How To Sell A Car In Illinois

Dustin Hawley | Mar 05, 2021

Every day across America, cars are being bought and sold, whether at a dealership or in a private sale. So when it comes time to sell your used car, these are your primary options. The benefit of selling to a dealer is that they handle the paperwork. Essentially, you show up, sign the papers, and you’re finished.

how to sell a car in Illinois

This convenience does, however, come at a cost. When you sell to a car dealership, you often won’t get the best price, as they typically have to perform some maintenance on the vehicle to prepare it for sale and then wait to sell the car and hope to turn a profit. So when you sell your used car to a dealer, you’re often leaving money on the table.

If possible, you should consider a private sale, as it may be a more lucrative option. You can often get significantly more than a dealer would give you for trade-in value by selling directly to a buyer. But this increased profit margin also comes at a cost, as you will then have to take care of the legalities on your own.

Selling a car is a relatively simple task, but each state has its own unique guidelines to adhere to. Thankfully, the State of Illinois makes things remarkably simple. Here’s a complete guide to selling your car in Illinois.

Make Sure You Have The Required Paperwork

In Illinois, the only legally required documents to sell a car are your title and registration. Provided these two documents are in good order, you are ready to sell the vehicle.

If the title has a lien on it, the lien will need to be paid off before you can sell the car. A dealership can purchase a vehicle with a lien, but a private buyer cannot. This means that if you owe money on your vehicle, you’ll have to make arrangements to have it paid off before transacting the sale.

In the event that your title is lost or damaged, you can obtain a duplicate from the state. To do this, you’ll need to complete Form VSD 190. You’ll need to write down the VIN and the odometer reading and then submit the form in person at any Illinois Secretary of State office.

The process for applying for a replacement registration is relatively simple. There are several methods for submitting your request, with online, in-person, phone, and mail options readily available.

Place Your Ad

Now that your paperwork is in order, you’re ready to list your car for sale. The most obvious method in today’s age is to use an online marketplace, like Craigslist, Facebook, etc. There are several reputable platforms to connect with potential buyers. With that said, never underestimate the potential impact of a good, old-fashioned “For Sale” sign in the car window.

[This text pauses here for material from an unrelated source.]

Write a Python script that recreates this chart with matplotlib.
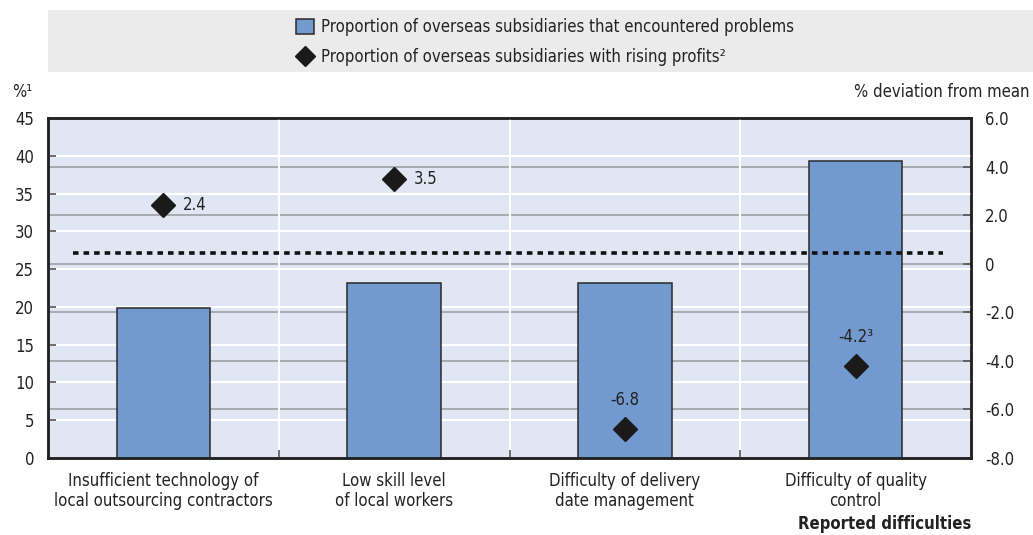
import matplotlib
matplotlib.use("Agg")
import matplotlib.pyplot as plt
from matplotlib.patches import Rectangle
from matplotlib.lines import Line2D
from matplotlib import font_manager

# ---- data ----
categories = [
    "Insufficient technology of\nlocal outsourcing contractors",
    "Low skill level\nof local workers",
    "Difficulty of delivery\ndate management",
    "Difficulty of quality\ncontrol",
]
problems_share = [19.8, 23.1, 23.1, 39.3]          # left axis, %
profit_deviation = [2.4, 3.5, -6.8, -4.2]          # right axis, % deviation from mean
profit_labels = ["2.4", "3.5", "-6.8", "-4.2\u00b3"]
mean_problems = 27.1
left_ticks = [0, 5, 10, 15, 20, 25, 30, 35, 40, 45]
right_ticks = [-8, -6, -4, -2, 0, 2, 4, 6]
right_tick_labels = ["-8.0", "-6.0", "-4.0", "-2.0", "0", "2.0", "4.0", "6.0"]

# ---- style ----
names = {f.name for f in font_manager.fontManager.ttflist}
fam = [f for f in ["Liberation Sans Narrow", "DejaVu Sans"] if f in names]
plt.rcParams["font.family"] = fam
plt.rcParams["font.stretch"] = "condensed"
plt.rcParams["lines.scale_dashes"] = False

FS = 12
BG = "#E0E6F4"
BAR = "#729ACF"
TXT = "#222222"
GRAY = "#A3A5AA"

fig = plt.figure(figsize=(10.33, 5.35), dpi=100)
ax = fig.add_axes([48 / 1033, 1 - 458 / 535, (971 - 48) / 1033, (458 - 118) / 535])
ax2 = ax.twinx()
ax.set_zorder(2)
ax2.set_zorder(1)
ax.patch.set_visible(False)
ax2.patch.set_visible(True)
ax2.patch.set_facecolor(BG)

x = list(range(len(categories)))
ax.set_xlim(-0.5, len(categories) - 0.5)
ax.set_ylim(0, 45)
ax2.set_ylim(-8, 6)

# white grid for left axis and category separators
for t in left_ticks[1:-1]:
    ax.axhline(t, color="white", lw=1.5, zorder=0.5)
for b in [0.5, 1.5, 2.5]:
    ax.axvline(b, color="white", lw=1.5, zorder=0.5)
# gray grid for right axis
for t in right_ticks[1:-1]:
    ax2.axhline(t, color=GRAY, lw=1.3, zorder=0.6)

ax.bar(x, problems_share, width=0.405, color=BAR, edgecolor="#2a2a2a", lw=1.1, zorder=2)

ax.plot([-0.39, 3.38], [mean_problems, mean_problems], color="#111111", lw=2.6,
        dashes=(4.0, 3.6), zorder=3, solid_capstyle="butt", dash_capstyle="butt")

ax.plot(x, profit_deviation, linestyle="none", marker="D", markersize=12,
        color="#1a1a1a", transform=ax2.transData, zorder=4, clip_on=False)
for i, (v, lab) in enumerate(zip(profit_deviation, profit_labels)):
    if v > 0:
        ax.annotate(lab, (i, v), xycoords=ax2.transData, xytext=(14, 0),
                    textcoords="offset points", ha="left", va="center",
                    fontsize=FS, color=TXT, zorder=5)
    else:
        ax.annotate(lab, (i, v), xycoords=ax2.transData, xytext=(0, 21),
                    textcoords="offset points", ha="center", va="center",
                    fontsize=FS, color=TXT, zorder=5)

# axes and ticks
ax.set_xticks([0.5, 1.5, 2.5])
ax.set_xticklabels([])
ax.tick_params(axis="x", direction="in", length=6, width=1.2, color="#555555")
for i, c in enumerate(categories):
    ax.text(i, -0.04, c, transform=ax.get_xaxis_transform(), ha="center", va="top",
            fontsize=FS, color=TXT, linespacing=1.2)
ax.set_yticks(left_ticks)
ax.tick_params(axis="y", direction="in", length=6, width=1.2, color="#555555",
               labelsize=FS, labelcolor=TXT, pad=10)
ax2.set_yticks(right_ticks)
ax2.set_yticklabels(right_tick_labels)
ax2.tick_params(axis="y", direction="in", length=6, width=1.2, color="#555555",
                labelsize=FS, labelcolor=TXT, pad=10)
for a in (ax, ax2):
    for s in a.spines.values():
        s.set_linewidth(1.8)
        s.set_color("#222222")

fig.text(12 / 1033, 1 - 92 / 535, "%\u00b9", ha="left", va="center", fontsize=FS, color=TXT)
fig.text(1030 / 1033, 1 - 92 / 535, "% deviation from mean", ha="right", va="center",
         fontsize=FS, color=TXT)
fig.text(971 / 1033, 1 - 524 / 535, "Reported difficulties", ha="right", va="center",
         fontsize=FS, color=TXT, fontweight="bold")

# legend panel
fig.patches.append(Rectangle((48 / 1033, 1 - 72 / 535), 1 - 48 / 1033, 62 / 535,
                             transform=fig.transFigure, facecolor="#EBEBEB",
                             edgecolor="none", zorder=0))
handles = [
    Rectangle((0, 0), 1, 1, facecolor=BAR, edgecolor="#2a2a2a", lw=1.1),
    Line2D([], [], linestyle="none", marker="D", markersize=10, color="#1a1a1a"),
]
labels = ["Proportion of overseas subsidiaries that encountered problems",
          "Proportion of overseas subsidiaries with rising profits\u00b2"]
fig.legend(handles, labels, loc="center left", bbox_to_anchor=(288 / 1033, 1 - 42 / 535),
           frameon=False, fontsize=FS, handlelength=1.05, handleheight=1.0,
           handletextpad=0.45, labelspacing=0.75, borderpad=0, labelcolor=TXT)

fig.savefig("out.png", dpi=100)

When you place your ad, you’ll want to include the make, model, year, and mileage of the vehicle. Also, try and include several pictures. These should show the car from multiple angles and include some interior shots, as well. Many sellers also include photos of the engine to show further that the vehicle is in good condition, even under the hood.

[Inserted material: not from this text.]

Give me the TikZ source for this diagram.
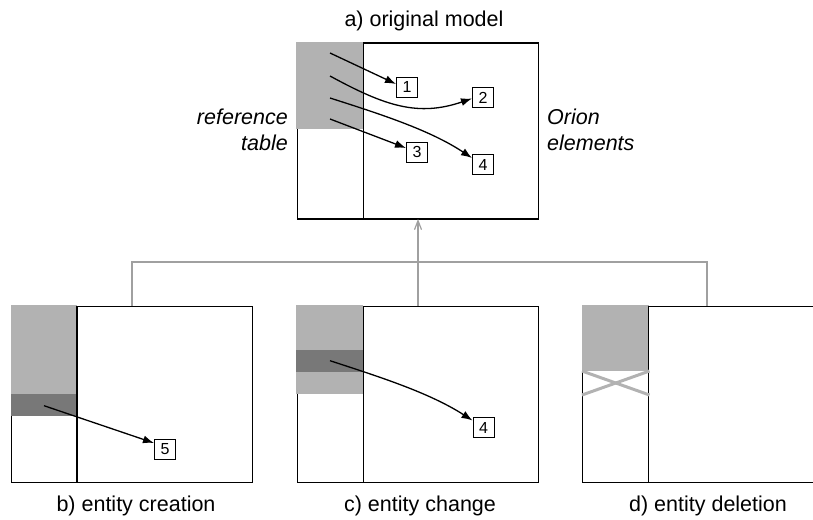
\documentclass[tikz,border=0pt]{standalone}
\usepackage{fontspec}
\setmainfont{Liberation Sans}
\usetikzlibrary{arrows.meta}
\definecolor{lightgr}{HTML}{B2B2B2}
\definecolor{darkgr}{HTML}{787878}
\definecolor{linkgr}{HTML}{A0A0A0}
\begin{document}
\begin{tikzpicture}[x=1pt,y=-1pt,
  modelbox/.style={draw=black, line width=1.4pt, minimum width=241pt, minimum height=176pt, inner sep=0pt, outer sep=0pt},
  divider/.style={draw=black, line width=1.4pt},
  numbox/.style={draw=black, line width=1pt, fill=white, minimum width=21pt, minimum height=20pt, inner sep=0pt, font=\fontsize{16}{16}\selectfont},
  arr/.style={line width=1.3pt, -{Latex[length=11pt,width=8pt]}},
  link/.style={draw=linkgr, line width=1.2pt},
  lbl/.style={font=\fontsize{21.5}{25.5}\selectfont, inner sep=0pt},
  ilbl/.style={font=\fontsize{21.5}{25.5}\selectfont\itshape, inner sep=0pt},
  cross/.style={draw=lightgr, line width=3pt}
]
\useasboundingbox (0,0) rectangle (813,519);
\clip (0,0) rectangle (813,519);

% model frames
\node[modelbox] (A) at (418,131) {};
\node[modelbox] (B) at (132,394.2) {};
\node[modelbox] (C) at (418,394.2) {};
\node[modelbox] (D) at (703.2,394.2) {};

% gray fills (cover the frame lines)
\fill[lightgr] (296.3,42.3) rectangle (363,129);
\fill[lightgr] (11,305.3) rectangle (77.3,394);
\fill[darkgr] (11,394) rectangle (77.3,416);
\fill[lightgr] (296.3,305.3) rectangle (363,394);
\fill[darkgr] (296.3,350) rectangle (363,372);
\fill[lightgr] (582,305.3) rectangle (648.7,371);

% table dividers
\draw[divider] ([xshift=66pt]A.north west) -- ([xshift=66pt]A.south west);
\draw[divider] ([xshift=65.6pt]B.north west) -- ([xshift=65.6pt]B.south west);
\draw[divider] ([xshift=66pt]C.north west) -- ([xshift=66pt]C.south west);
\draw[divider] ([xshift=66pt]D.north west) -- ([xshift=66pt]D.south west);

% deletion cross
\draw[cross] (582,371) -- (649.5,395);
\draw[cross] (582,395) -- (649.5,371);

% element boxes
\node[numbox] (n1) at (407,87) {1};
\node[numbox] (n2) at (483,97.5) {2};
\node[numbox] (n3) at (417,152) {3};
\node[numbox] (n4) at (483,164.5) {4};
\node[numbox] (n5) at (165,449.5) {5};
\node[numbox] (n6) at (483.5,427.5) {4};

% arrow starts
\coordinate (s1) at (330,53);
\coordinate (s2) at (330,76);
\coordinate (s3) at (330,98);
\coordinate (s4) at (330,119);
\coordinate (s5) at (44,405.7);
\coordinate (s6) at (330,360.7);

\draw[arr] (s1) -- ([yshift=3pt]n1.west);
\draw[arr] (s2) .. controls (385,106) and (418,117) .. ([yshift=-1pt]n2.west);
\draw[arr] (s4) -- ([yshift=4pt]n3.west);
\draw[arr] (s3) .. controls (380,114) and (430,130) .. ([yshift=-4pt]n4.north west);
\draw[arr] (s5) -- ([yshift=-4pt]n5.north west);
\draw[arr] (s6) .. controls (380,377) and (430,393) .. ([yshift=-3.5pt]n6.north west);

% connectors
\coordinate (hub) at (418,262);
\draw[link] (B.north) |- (hub) -| ([xshift=3.8pt]D.north);
\draw[link, -{Straight Barb[length=9pt,width=7pt]}] (C.north) -- (A.south);

% labels
\node[lbl, anchor=base] (ta) at (424,27) {a) original model};
\node[ilbl, anchor=east, align=right] (tr) at (288,130) {reference\\table};
\node[ilbl, anchor=west, align=left] (to) at (547,130) {Orion\\elements};
\node[lbl, anchor=base] (tb) at (136,511.7) {b) entity creation};
\node[lbl, anchor=base] (tc) at (420,511.7) {c) entity change};
\node[lbl, anchor=base] (td) at (708,511.7) {d) entity deletion};
\end{tikzpicture}
\end{document}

Finally, remember to provide your contact information, including an email and phone number. Many online platforms provide secure ways to do this automatically, so make sure you are giving your potential buyers a way to get a hold of you.

Prepare The Bill Of Sale

While many states require a bill of sale, Illinois is one of the exceptions. However, while the state does not require it, that doesn’t mean you shouldn’t have one. In fact, a bill of sale is important for several reasons.

First, the buyer may need one for tax purposes. Second, as the seller, you may want one for liability purposes. Suppose the buyer drives off in your car, immediately gets into an accident, totals the car, and flees the scene. A bill of sale would provide evidence that the vehicle was no longer in your possession at the time. While this scenario may seem far fetched, it is not as uncommon as you may think. For the sake of avoiding this potential headache, just prepare a bill of sale to give yourself some peace of mind.

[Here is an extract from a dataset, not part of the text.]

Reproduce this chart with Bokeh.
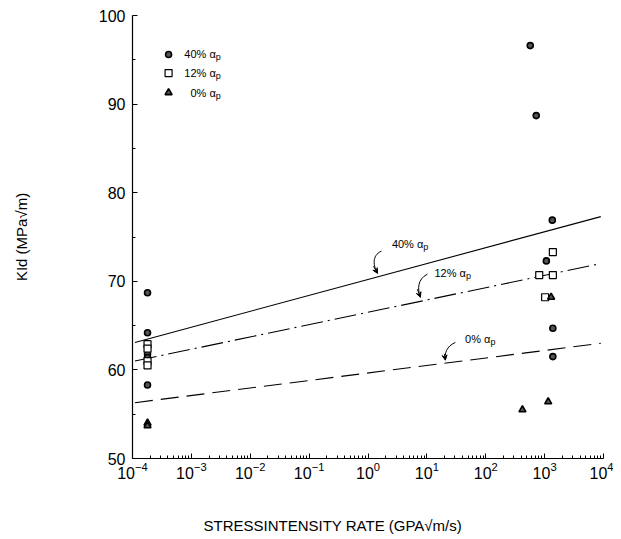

Since Illinois does not legally require a bill of sale, the DMV does not provide one. If you are looking for a template or example document, there are plenty of useful forms available online via search. Once you have found a form, make sure to print off two copies: one for you and one for the buyer.

A bill of sale should include the name, address, and driver’s license numbers of both the buyer and the seller, along with the signatures of both parties. This document should also include essential information about the vehicle, including the make, model, year, VIN, color, and current mileage at the time of sale.

Collect Your Payment And Complete The Transaction

With the bill of sale complete, it’s now time for money to change hands. With payment in place, the seller will need to sign the title and fill out the section at the bottom labeled “Assignment of Title.”

This section requires you to print the odometer reading, the buyer’s name, and the current date. You’ll also need to print your name and sign it exactly as it’s printed on the title. For instance, if you’ve gone by “Steve” for the past 20 years, but the title says “Stephen,” make sure you sign it as Stephen to avoid any issues with processing.

Once completed, the vehicle officially changes ownership and becomes the property of the buyer. From here, the buyer is then responsible for obtaining their own title within 20 days of purchase. However, the seller has no such responsibility, as they don’t have to report the sale to the state or complete any additional paperwork.

Keep Your Plates

To finalize the sale, make sure to remove the plates from the vehicle once ownership has been transferred. You’ll want to hold onto them so you can take them to your local DMV office, along with a copy of Form VSD 190, and transfer the plates to a new vehicle.

In all likelihood, the only time you need to turn in your plates is if you discontinue insurance coverage or if you no longer own a vehicle. Otherwise, your plates will remain attached to your name and do not transfer with the car.